>> START Data excerpt
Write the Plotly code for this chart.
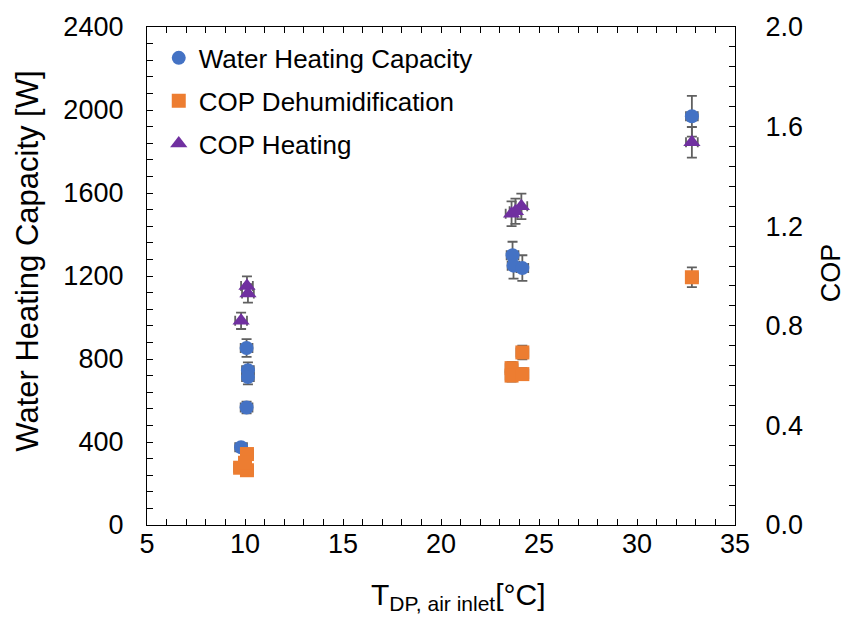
import plotly.graph_objects as go

# Water heating capacity [W]
t_cap = [9.8, 10.08, 10.15, 10.15, 10.08, 23.65, 23.7, 24.15, 32.8]
cap = [375, 853, 746, 713, 566, 1300, 1250, 1238, 1970]

# COP dehumidification
t_dehum = [9.75, 10.1, 10.1, 10.0, 23.6, 23.6, 24.15, 24.15, 32.8]
cop_dehum = [0.23, 0.285, 0.22, 0.25, 0.63, 0.60, 0.693, 0.606, 0.995]

# COP heating
t_heat = [9.8, 10.1, 10.15, 23.6, 23.8, 24.1, 32.8]
cop_heat = [0.82, 0.96, 0.93, 1.25, 1.26, 1.28, 1.537]

x_err = 0.3          # °C
cap_err_pct = 5      # %
cop_err_pct = 4      # %

FONT = "Arial, Liberation Sans, sans-serif"
ERR = "#606060"

def err_x():
    return dict(type="constant", value=x_err, color=ERR, thickness=1.8, width=5)

fig = go.Figure()
fig.add_trace(go.Scatter(
    x=t_cap, y=cap, mode="markers", name="Water Heating Capacity", legendgroup="a",
    marker=dict(symbol="circle", size=14, color="#4472C4"),
    error_x=err_x(),
    error_y=dict(type="percent", value=cap_err_pct, color=ERR, thickness=1.8, width=5),
))
fig.add_trace(go.Scatter(
    x=t_dehum, y=cop_dehum, mode="markers", name="COP Dehumidification", yaxis="y2",
    legendgroup="b",
    marker=dict(symbol="square", size=14, color="#ED7D31"),
    error_x=err_x(),
    error_y=dict(type="percent", value=cop_err_pct, color=ERR, thickness=1.8, width=5),
))
fig.add_trace(go.Scatter(
    x=t_heat, y=cop_heat, mode="markers", name="COP Heating", yaxis="y2",
    legendgroup="c",
    marker=dict(symbol="triangle-up", size=15, color="#7030A0"),
    error_x=err_x(),
    error_y=dict(type="percent", value=cop_err_pct, color=ERR, thickness=1.8, width=5),
))

tickfont = dict(family=FONT, size=27, color="black")
fig.update_layout(
    width=848, height=619,
    margin=dict(l=147, r=113, t=20, b=94),
    paper_bgcolor="white", plot_bgcolor="white",
    font=dict(family=FONT, color="black"),
    showlegend=True,
    legend=dict(x=0.02, y=0.985, xanchor="left", yanchor="top", tracegroupgap=6,
                bgcolor="rgba(0,0,0,0)", font=dict(family=FONT, size=26, color="black"),
                itemwidth=30),
    xaxis=dict(range=[5, 35], dtick=5, tick0=5, ticks="inside", ticklen=6,
               tickcolor="black", showline=True, linecolor="black", linewidth=1.3,
               mirror="ticks", showgrid=False, zeroline=False, tickfont=tickfont,
               ticklabelstandoff=-6,
               minor=dict(dtick=1, ticks="inside", ticklen=6, tickcolor="black", showgrid=False)),
    yaxis=dict(range=[0, 2400], dtick=400, ticks="inside", ticklen=6,
               tickcolor="black", showline=True, linecolor="black", linewidth=1.3,
               showgrid=False, zeroline=False, tickfont=tickfont, ticklabelstandoff=17,
               minor=dict(dtick=80, ticks="inside", ticklen=6, tickcolor="black", showgrid=False)),
    yaxis2=dict(range=[0, 2.0], dtick=0.4, tickformat=".1f", overlaying="y", side="right",
                ticks="inside", ticklen=6, tickcolor="black", showline=True,
                linecolor="black", linewidth=1.3, showgrid=False, zeroline=False,
                tickfont=tickfont, ticklabelstandoff=24,
                minor=dict(dtick=0.08, ticks="inside", ticklen=6, tickcolor="black", showgrid=False)),
    annotations=[
        dict(text="Water Heating Capacity [W]", textangle=-90, xref="paper", yref="paper",
             x=-0.2024, y=0.5307, xanchor="center", yanchor="middle", showarrow=False,
             font=dict(family=FONT, size=31, color="black")),
        dict(text="COP", textangle=-90, xref="paper", yref="paper",
             x=1.163, y=0.507, xanchor="center", yanchor="middle", showarrow=False,
             font=dict(family=FONT, size=27, color="black")),
        dict(text="T<sub>DP, air inlet</sub>[°C]", xref="paper", yref="paper",
             x=0.529, y=-0.143, xanchor="center", yanchor="middle", showarrow=False,
             font=dict(family=FONT, size=30, color="black")),
    ],
)

fig.write_html("out.html")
>> END Data excerpt
- _What is required_: Omit the pictures, then repeat exactly each line from the beginning of the listing through the line with "cap = [375, 853, 746, 713, 566, 1300, 1250, 1238, 1970]".

- _Written response_:
Write the Plotly code for this chart.
import plotly.graph_objects as go

# Water heating capacity [W]
t_cap = [9.8, 10.08, 10.15, 10.15, 10.08, 23.65, 23.7, 24.15, 32.8]
cap = [375, 853, 746, 713, 566, 1300, 1250, 1238, 1970]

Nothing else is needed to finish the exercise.